After going through the standard algorithms that existed back in 2010 I wanted to try and see if can improve upon the accuracy achieved on my test set. I was planning to do this by creating a novel feature vector. The feature vectors used so far were all local features , they don’t account for spatial relationships in the object. My thought was represent a rough geometry of the image by using a Gaussian Mixture Model (GMM). See picture below for example.

The idea is to use a Gaussian Mixture Model (GMM) on each picture to obtain circle/ellipsoid shapes that capture a rough geometry of the image. Fitting a GMM to each image you can obtain the center location of each Gaussian along with its relative center location to all other Gaussian variables as well as its shape based on the covariance matrix. This is encoded into a feature vector by placing the mean vector of each Gaussian followed by the upper triangular covariance matrix of each Gaussian. The order of stacking was chosen by largest to smallest area covered by each Gaussian. To calculate the area covered I took the variance of x-coordinate multiplied by the variance of the y-coordinate. The Gaussian Mixture Model was fit for each image. The results presented are with 20 Gaussian variables estimated with data of size n x 3. Where n is the number of pixels in the image and 3 is the {x-coordinate, y-coordinate, pixel intensity} normalized.

Results

GMM feature vector I played with produced poor results. The accuracy achieved was only in the 25% range. I also used the GMM descriptor and created a dual code book with the other methods described in the baseline models and the accuracy only increased marginally. Unfortunately none of feature vectors I played with outside the baseline model produced accuracies above 25%.

Takeaways

*The results achieved by Deep Nets are so impressive that likely little attention will be paid to the models explored in this project.
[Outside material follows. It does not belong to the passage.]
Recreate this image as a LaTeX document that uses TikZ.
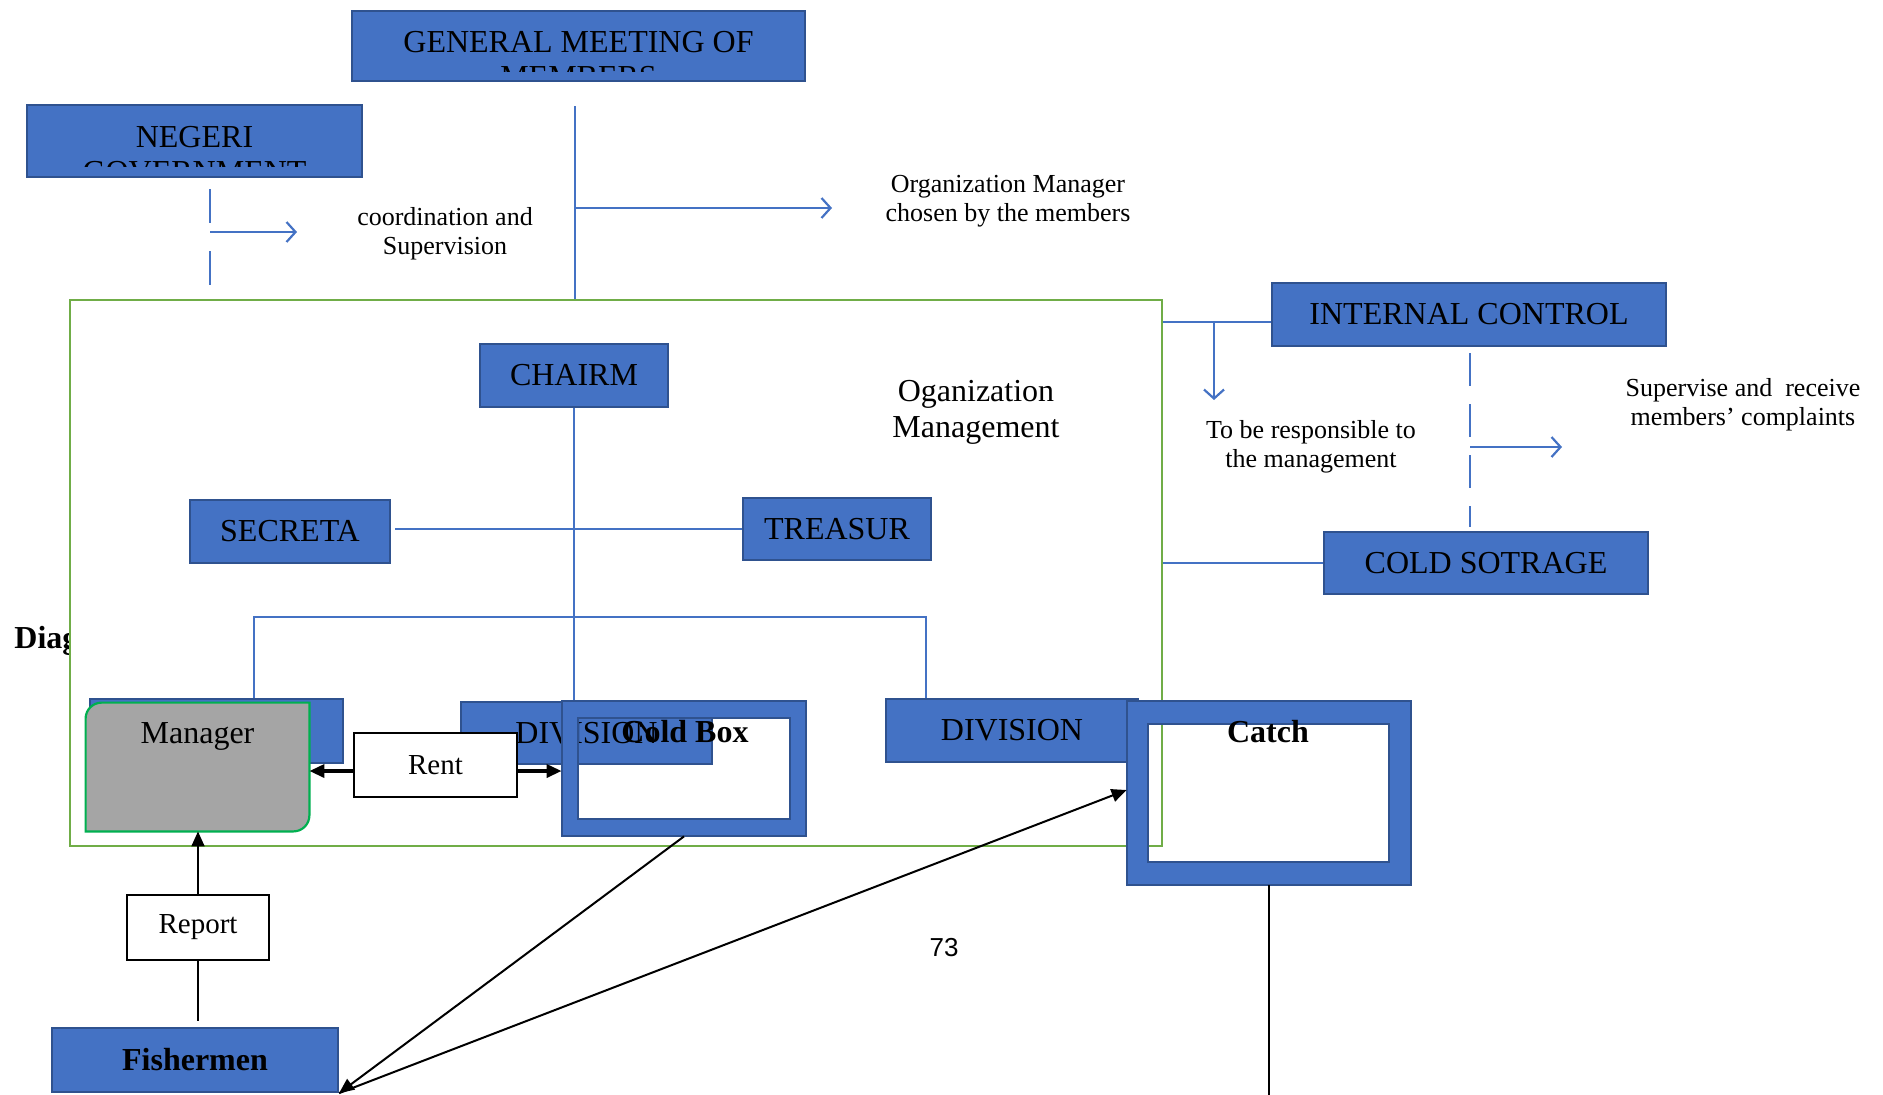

*Good news is that these models are much quicker to run then Deep Nets. Total computation time for most of the models reviewed is under 15 minutes using Matlab run on a 64bit machine with 3.3GHz processor and 8gb of RAM.

*Failed to find a different feature vector representation to beat the industry benchmarks.

*Baseline model feature vectors doesn’t account for spatial relationships. I thought I thought combing that with a GMM feature vector would help, but it didn’t.

*I enjoyed learning about the models discussed on this page. However, I left feeling disappointed that I couldn’t find good feature vector encoding for spatial relationships in the image.